As you can see, the wealthier groups drink more than the poorer groups. So that must mean that alcohol-related mortality is highest amongst the big drinking groups, right?
Wrong. Here is alcohol-related mortality amongst men under the same occupational classification (from ONS - PDF).
And here is the same data for women.
The amount of alcohol-related harm (and therefore "harmful levels" of drinking) is vastly higher amongst the poorer groups than amongst the wealthier groups. It is not that there is no relationship between alcohol consumption and harm in each demographic group. Instead, there is an inverse relationship—the higher the overall consumption, the lower the level of harm.
This shows three important things. Firstly, that although people in the low income groups are least likely to consume alcohol, those who drink are much more likely to do so at "harmful levels" (unless 'harmful drinking' is completely divorced from harm, which, as I said yesterday, is what the public health charlatans have tried to so).
Secondly, that reducing overall alcohol consumption in any demographic group is no guarantee that harmful drinking and mortality in that group will decline. This is a bit awkward for the public health lobby who have been wedded to the Total Consumption Model for years, despite ample evidence of this sort undermining it.

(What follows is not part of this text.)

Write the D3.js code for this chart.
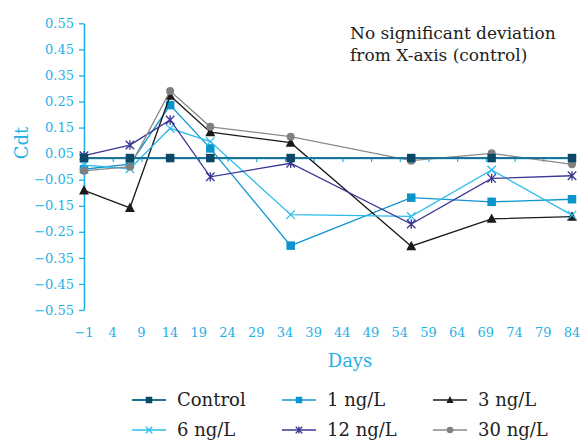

Thirdly, of course, it shows that making alcohol less affordable is not a very effective way of reducing alcohol-related mortality. The high price of alcohol is surely the reason why the poor, as a cohort, drink less than wealthier groups, but this does not lead to less harm—quite the reverse. The people who are least able to afford alcohol are the ones who are drinking most hazardously and are dying from it. By contrast, the group that finds alcohol very affordable, drinks more of it and suffers least from it.